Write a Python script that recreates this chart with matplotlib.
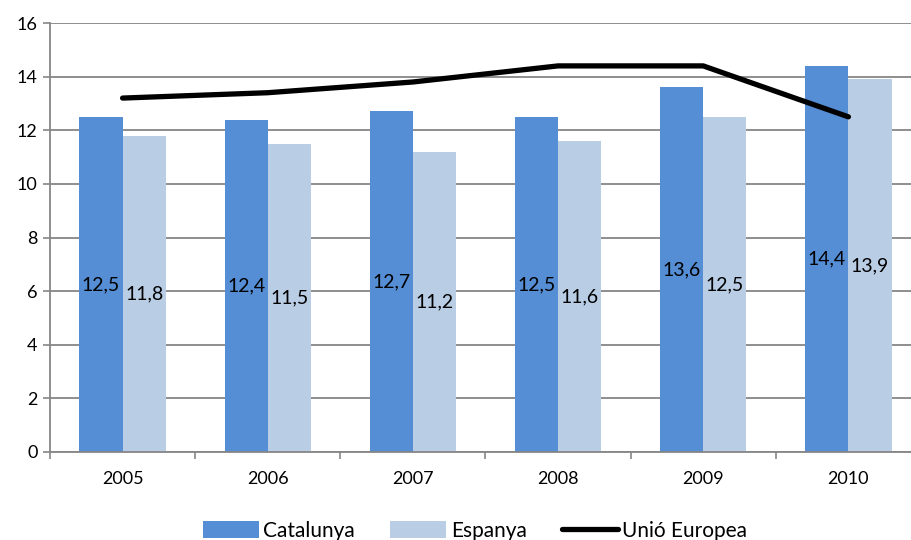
import matplotlib.pyplot as plt
import numpy as np

plt.rcParams['font.family'] = ['Lato', 'DejaVu Sans']

years = ['2005', '2006', '2007', '2008', '2009', '2010']
catalunya = [12.5, 12.4, 12.7, 12.5, 13.6, 14.4]
espanya = [11.8, 11.5, 11.2, 11.6, 12.5, 13.9]
unio_europea = [13.2, 13.4, 13.8, 14.4, 14.4, 12.5]

x = np.arange(len(years))
w = 0.297
grey = '#868686'

fig = plt.figure(figsize=(9.12, 5.4), dpi=100)
ax = fig.add_axes([50 / 912, 88 / 540, 871 / 912, 429 / 540])

b1 = ax.bar(x - w / 2, catalunya, w, color='#558ED5', label='Catalunya', zorder=2)
b2 = ax.bar(x + w / 2, espanya, w, color='#B9CDE5', label='Espanya', zorder=2)
ln, = ax.plot(x, unio_europea, color='black', lw=3.8, solid_capstyle='round',
              label='Unió Europea', zorder=3)

for bars, vals in ((b1, catalunya), (b2, espanya)):
    for bar, v in zip(bars, vals):
        ax.text(bar.get_x() + bar.get_width() / 2, v / 2,
                f'{v:.1f}'.replace('.', ','), ha='center', va='center',
                fontsize=14, zorder=4)

ax.set_ylim(0, 16)
ax.set_yticks(range(0, 17, 2))
ax.set_xlim(-0.5, 5.5)
ax.set_xticks(x)
ax.set_xticklabels(years)
ax.set_xticks(np.arange(-0.5, 6, 1), minor=True)
ax.tick_params(axis='x', which='major', length=0, pad=14, labelsize=13)
ax.tick_params(axis='x', which='minor', length=5, color=grey, width=1.2)
ax.tick_params(axis='y', length=5, color=grey, width=1.2, labelsize=13, pad=4)

ax.yaxis.grid(True, color=grey, lw=1.3, zorder=0)
ax.set_axisbelow(True)
for s in ('top', 'right'):
    ax.spines[s].set_visible(False)
for s in ('left', 'bottom'):
    ax.spines[s].set_color(grey)
    ax.spines[s].set_linewidth(1.3)

leg = fig.legend(handles=[b1, b2, ln], loc='center',
                 bbox_to_anchor=(475 / 912, 1 - 531 / 540), ncol=3,
                 frameon=False, fontsize=15, handlelength=2.7, handleheight=0.9,
                 handletextpad=0.2, columnspacing=1.7)
leg.get_lines()[0].set_solid_capstyle('round')

fig.savefig('out.png', dpi=100)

> Instructions to follow: Leave out the pictures. Transcribe only the lines above, from the first through the one that contains "plt.rcParams['font.family'] = ['Lato', 'DejaVu".

> The answer:
Write a Python script that recreates this chart with matplotlib.
import matplotlib.pyplot as plt
import numpy as np

plt.rcParams['font.family'] = ['Lato', 'DejaVu Sans']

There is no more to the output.